## START

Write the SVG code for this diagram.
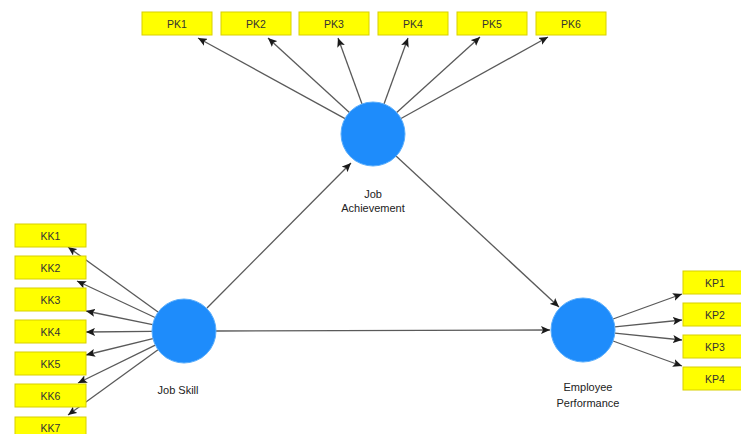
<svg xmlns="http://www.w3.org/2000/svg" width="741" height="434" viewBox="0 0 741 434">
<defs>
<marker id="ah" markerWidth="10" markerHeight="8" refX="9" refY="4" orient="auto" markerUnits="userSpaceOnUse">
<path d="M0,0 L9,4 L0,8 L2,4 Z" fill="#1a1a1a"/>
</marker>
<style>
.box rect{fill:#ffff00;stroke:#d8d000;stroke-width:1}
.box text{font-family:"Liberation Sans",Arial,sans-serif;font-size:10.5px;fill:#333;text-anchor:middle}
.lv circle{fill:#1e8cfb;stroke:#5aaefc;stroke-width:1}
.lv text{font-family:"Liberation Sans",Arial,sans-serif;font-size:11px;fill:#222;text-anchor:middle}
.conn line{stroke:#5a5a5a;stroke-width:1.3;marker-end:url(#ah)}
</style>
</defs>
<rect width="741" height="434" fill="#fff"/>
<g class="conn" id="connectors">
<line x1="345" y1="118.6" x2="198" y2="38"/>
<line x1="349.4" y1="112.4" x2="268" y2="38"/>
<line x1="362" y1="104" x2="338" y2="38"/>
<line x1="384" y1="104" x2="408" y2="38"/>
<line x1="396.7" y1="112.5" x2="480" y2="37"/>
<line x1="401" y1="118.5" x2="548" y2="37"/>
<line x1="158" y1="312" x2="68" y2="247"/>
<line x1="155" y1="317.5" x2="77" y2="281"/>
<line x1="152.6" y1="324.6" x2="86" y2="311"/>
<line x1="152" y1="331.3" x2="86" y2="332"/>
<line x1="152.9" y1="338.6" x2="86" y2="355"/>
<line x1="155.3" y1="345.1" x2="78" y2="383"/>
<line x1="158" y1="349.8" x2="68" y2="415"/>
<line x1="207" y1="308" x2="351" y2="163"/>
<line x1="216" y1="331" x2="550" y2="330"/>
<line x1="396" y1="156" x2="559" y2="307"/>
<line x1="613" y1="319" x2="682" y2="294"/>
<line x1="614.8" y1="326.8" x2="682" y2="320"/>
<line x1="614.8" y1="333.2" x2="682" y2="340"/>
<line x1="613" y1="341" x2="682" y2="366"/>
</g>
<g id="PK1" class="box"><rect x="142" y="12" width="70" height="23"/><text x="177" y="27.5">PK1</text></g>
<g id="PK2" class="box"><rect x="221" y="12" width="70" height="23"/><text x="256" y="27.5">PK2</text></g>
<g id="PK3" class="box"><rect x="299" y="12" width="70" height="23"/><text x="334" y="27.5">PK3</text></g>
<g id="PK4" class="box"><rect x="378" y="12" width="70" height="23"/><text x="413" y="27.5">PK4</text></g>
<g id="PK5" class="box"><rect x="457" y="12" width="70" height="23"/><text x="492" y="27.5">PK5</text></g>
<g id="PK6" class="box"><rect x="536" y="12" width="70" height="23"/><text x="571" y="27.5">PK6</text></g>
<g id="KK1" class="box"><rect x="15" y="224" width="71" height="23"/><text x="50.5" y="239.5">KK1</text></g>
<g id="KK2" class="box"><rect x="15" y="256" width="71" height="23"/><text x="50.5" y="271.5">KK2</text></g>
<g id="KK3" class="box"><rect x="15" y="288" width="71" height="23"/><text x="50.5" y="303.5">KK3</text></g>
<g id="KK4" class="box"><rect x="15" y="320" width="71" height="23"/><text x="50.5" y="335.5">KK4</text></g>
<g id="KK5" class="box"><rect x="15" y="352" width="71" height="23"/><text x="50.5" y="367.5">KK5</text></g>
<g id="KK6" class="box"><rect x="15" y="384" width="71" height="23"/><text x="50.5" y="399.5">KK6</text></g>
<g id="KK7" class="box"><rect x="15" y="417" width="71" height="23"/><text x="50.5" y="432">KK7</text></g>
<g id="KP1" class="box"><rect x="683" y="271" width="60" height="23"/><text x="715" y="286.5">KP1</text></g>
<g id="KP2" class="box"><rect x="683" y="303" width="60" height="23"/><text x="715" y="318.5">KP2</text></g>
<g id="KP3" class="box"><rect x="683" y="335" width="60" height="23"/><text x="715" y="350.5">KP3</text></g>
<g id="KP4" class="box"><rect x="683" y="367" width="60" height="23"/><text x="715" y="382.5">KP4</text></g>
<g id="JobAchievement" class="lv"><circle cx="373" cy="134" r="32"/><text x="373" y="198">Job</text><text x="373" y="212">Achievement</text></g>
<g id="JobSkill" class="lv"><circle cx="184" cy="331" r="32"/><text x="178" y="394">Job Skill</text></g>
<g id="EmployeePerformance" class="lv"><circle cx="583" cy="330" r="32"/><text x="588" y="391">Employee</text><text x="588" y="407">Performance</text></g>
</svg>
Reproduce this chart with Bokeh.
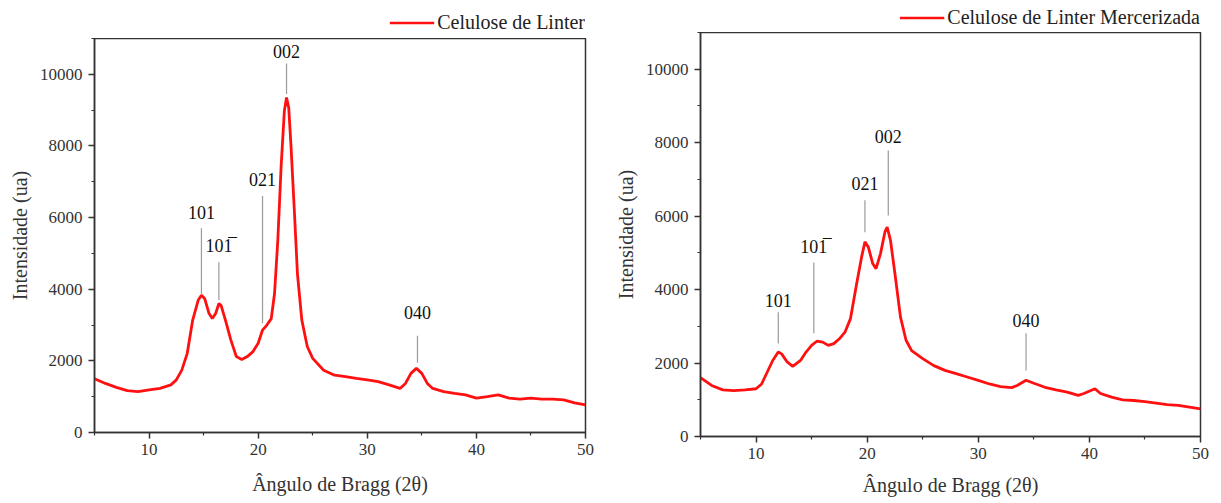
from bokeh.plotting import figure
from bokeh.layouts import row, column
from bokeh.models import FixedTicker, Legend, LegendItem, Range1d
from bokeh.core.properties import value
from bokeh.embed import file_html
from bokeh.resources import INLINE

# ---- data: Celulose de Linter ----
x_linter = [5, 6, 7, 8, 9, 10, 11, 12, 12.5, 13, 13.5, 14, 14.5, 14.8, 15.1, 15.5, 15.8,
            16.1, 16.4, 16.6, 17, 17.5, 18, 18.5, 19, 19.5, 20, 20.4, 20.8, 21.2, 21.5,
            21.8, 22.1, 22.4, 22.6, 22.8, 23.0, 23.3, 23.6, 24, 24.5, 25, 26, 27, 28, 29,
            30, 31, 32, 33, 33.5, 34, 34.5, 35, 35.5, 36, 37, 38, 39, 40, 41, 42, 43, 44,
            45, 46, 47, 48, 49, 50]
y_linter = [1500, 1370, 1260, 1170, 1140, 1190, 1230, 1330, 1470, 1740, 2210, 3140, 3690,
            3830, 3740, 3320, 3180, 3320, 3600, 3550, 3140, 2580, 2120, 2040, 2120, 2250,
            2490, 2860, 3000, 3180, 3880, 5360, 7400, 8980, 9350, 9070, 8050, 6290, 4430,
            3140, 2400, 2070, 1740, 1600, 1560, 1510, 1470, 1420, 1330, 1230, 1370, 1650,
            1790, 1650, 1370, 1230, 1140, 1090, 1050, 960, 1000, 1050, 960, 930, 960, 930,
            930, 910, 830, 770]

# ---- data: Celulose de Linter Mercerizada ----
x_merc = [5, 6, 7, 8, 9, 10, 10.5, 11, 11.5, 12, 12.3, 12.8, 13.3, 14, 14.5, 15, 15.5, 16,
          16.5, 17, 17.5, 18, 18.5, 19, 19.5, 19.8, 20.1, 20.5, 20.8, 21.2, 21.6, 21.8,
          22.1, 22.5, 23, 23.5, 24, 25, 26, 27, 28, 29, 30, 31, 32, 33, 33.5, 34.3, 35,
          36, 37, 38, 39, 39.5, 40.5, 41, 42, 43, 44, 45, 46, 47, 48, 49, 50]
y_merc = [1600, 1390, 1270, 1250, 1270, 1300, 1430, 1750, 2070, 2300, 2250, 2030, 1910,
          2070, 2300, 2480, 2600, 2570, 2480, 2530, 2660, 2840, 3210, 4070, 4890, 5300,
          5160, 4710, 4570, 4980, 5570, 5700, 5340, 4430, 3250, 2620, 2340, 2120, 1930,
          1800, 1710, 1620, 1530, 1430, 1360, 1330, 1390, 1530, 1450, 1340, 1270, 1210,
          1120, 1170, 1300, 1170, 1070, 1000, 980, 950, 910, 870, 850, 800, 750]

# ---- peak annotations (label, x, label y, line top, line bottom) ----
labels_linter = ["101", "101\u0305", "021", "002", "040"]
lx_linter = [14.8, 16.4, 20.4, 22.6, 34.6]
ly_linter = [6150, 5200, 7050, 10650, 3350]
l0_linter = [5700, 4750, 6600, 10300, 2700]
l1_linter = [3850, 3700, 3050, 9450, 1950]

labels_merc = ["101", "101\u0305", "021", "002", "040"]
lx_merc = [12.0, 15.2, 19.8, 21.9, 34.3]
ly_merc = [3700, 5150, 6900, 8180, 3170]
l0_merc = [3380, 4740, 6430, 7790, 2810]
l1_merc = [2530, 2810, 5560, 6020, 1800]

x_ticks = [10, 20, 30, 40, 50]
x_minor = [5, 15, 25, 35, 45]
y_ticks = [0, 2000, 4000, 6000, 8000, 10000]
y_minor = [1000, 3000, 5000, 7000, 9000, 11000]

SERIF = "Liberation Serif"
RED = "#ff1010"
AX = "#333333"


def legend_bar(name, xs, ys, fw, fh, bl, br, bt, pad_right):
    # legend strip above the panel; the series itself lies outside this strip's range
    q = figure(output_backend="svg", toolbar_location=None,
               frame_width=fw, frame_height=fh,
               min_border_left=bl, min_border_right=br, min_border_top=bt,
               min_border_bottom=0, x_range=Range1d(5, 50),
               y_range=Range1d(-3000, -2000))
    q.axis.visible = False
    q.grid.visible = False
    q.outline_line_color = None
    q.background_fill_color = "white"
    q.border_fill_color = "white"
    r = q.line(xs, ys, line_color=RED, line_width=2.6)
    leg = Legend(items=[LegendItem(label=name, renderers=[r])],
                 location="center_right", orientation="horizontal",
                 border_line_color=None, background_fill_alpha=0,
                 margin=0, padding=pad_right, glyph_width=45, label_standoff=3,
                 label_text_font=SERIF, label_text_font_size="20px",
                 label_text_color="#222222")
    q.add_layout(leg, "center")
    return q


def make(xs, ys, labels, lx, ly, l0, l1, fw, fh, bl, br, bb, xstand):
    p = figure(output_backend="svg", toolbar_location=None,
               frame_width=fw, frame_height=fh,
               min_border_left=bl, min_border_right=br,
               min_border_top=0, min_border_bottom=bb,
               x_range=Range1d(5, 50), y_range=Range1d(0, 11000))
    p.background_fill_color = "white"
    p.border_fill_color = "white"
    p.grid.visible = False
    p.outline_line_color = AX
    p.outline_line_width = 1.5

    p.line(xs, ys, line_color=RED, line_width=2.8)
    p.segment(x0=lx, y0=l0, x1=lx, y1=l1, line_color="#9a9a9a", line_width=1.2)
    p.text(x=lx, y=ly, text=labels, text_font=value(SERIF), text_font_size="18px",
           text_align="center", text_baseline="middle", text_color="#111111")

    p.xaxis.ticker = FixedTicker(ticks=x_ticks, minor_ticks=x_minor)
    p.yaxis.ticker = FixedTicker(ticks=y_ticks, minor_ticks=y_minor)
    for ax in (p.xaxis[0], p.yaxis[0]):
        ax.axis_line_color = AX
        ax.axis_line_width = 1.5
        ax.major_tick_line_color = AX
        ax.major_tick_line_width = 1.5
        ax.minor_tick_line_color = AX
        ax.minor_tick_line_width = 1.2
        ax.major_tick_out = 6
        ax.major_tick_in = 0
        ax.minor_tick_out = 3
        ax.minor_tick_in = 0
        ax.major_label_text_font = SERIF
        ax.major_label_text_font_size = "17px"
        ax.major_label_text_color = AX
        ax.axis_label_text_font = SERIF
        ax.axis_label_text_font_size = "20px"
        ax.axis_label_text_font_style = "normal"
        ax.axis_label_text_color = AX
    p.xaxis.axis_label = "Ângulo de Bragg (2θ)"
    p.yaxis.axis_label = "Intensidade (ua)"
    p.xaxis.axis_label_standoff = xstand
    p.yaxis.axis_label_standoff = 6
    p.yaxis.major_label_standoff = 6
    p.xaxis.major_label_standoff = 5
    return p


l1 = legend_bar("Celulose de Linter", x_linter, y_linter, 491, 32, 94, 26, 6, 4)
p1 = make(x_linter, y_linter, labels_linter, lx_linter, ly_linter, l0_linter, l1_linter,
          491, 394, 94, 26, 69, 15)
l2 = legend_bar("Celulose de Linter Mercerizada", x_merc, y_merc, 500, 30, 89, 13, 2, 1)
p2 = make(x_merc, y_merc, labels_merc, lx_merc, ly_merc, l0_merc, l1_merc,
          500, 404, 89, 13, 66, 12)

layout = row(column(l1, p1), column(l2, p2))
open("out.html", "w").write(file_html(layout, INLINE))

## END

* **Exercise brief**: Starting at the line containing "Reproduce this chart with Bokeh." and stopping after the line containing "from bokeh.resources import INLINE", give the lines again exactly and leave out every image.

* **Task solution**:
Reproduce this chart with Bokeh.
from bokeh.plotting import figure
from bokeh.layouts import row, column
from bokeh.models import FixedTicker, Legend, LegendItem, Range1d
from bokeh.core.properties import value
from bokeh.embed import file_html
from bokeh.resources import INLINE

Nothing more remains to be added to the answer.